**What you need to do**
Would you write out the listing verbatim and skip every picture in it?

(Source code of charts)
★ ★ ★ ★ ★

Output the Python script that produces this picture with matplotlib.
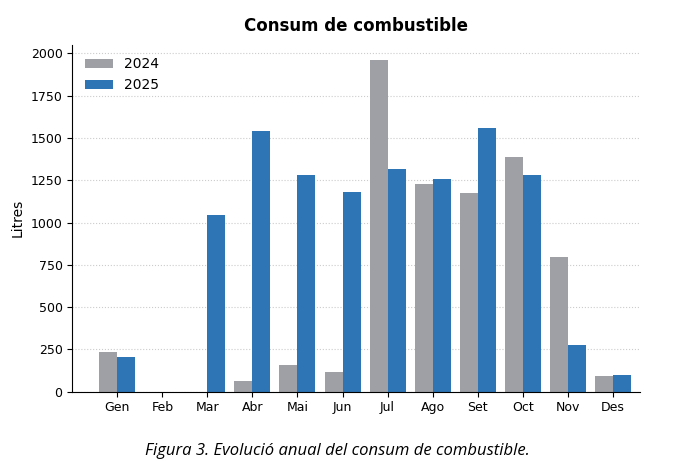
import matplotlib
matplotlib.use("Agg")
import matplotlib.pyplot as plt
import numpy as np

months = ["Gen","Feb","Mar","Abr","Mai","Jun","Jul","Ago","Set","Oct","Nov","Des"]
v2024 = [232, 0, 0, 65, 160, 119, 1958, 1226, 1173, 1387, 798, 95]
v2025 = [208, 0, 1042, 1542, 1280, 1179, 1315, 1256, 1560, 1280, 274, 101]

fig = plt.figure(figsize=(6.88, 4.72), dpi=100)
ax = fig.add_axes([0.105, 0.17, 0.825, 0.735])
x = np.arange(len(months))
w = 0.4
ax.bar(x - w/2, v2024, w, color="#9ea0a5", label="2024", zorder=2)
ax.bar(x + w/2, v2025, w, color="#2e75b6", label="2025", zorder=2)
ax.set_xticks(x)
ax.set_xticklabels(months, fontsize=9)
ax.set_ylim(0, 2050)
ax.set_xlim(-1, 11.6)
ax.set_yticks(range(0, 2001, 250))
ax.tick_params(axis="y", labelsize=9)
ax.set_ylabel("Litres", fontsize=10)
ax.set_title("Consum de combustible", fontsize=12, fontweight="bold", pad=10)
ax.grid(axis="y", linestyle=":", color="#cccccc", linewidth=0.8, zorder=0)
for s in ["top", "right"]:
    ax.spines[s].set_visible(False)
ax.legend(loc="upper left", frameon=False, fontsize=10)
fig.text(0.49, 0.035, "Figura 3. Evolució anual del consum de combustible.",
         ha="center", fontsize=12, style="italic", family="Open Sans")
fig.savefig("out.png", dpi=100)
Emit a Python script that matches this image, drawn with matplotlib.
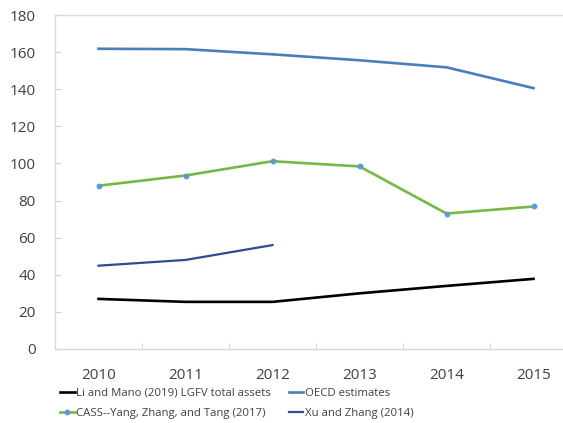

★ ★ ★ ★ ★

**Exercise response**
Output the Python script that produces this picture with matplotlib.
import matplotlib
matplotlib.use("Agg")
import matplotlib.pyplot as plt
import numpy as np

months = ["Gen","Feb","Mar","Abr","Mai","Jun","Jul","Ago","Set","Oct","Nov","Des"]
v2024 = [232, 0, 0, 65, 160, 119, 1958, 1226, 1173, 1387, 798, 95]
v2025 = [208, 0, 1042, 1542, 1280, 1179, 1315, 1256, 1560, 1280, 274, 101]

fig = plt.figure(figsize=(6.88, 4.72), dpi=100)
ax = fig.add_axes([0.105, 0.17, 0.825, 0.735])
x = np.arange(len(months))
w = 0.4
ax.bar(x - w/2, v2024, w, color="#9ea0a5", label="2024", zorder=2)
ax.bar(x + w/2, v2025, w, color="#2e75b6", label="2025", zorder=2)
ax.set_xticks(x)
ax.set_xticklabels(months, fontsize=9)
ax.set_ylim(0, 2050)
ax.set_xlim(-1, 11.6)
ax.set_yticks(range(0, 2001, 250))
ax.tick_params(axis="y", labelsize=9)
ax.set_ylabel("Litres", fontsize=10)
ax.set_title("Consum de combustible", fontsize=12, fontweight="bold", pad=10)
ax.grid(axis="y", linestyle=":", color="#cccccc", linewidth=0.8, zorder=0)
for s in ["top", "right"]:
    ax.spines[s].set_visible(False)
ax.legend(loc="upper left", frameon=False, fontsize=10)
fig.text(0.49, 0.035, "Figura 3. Evolució anual del consum de combustible.",
         ha="center", fontsize=12, style="italic", family="Open Sans")
fig.savefig("out.png", dpi=100)
Emit a Python script that matches this image, drawn with matplotlib.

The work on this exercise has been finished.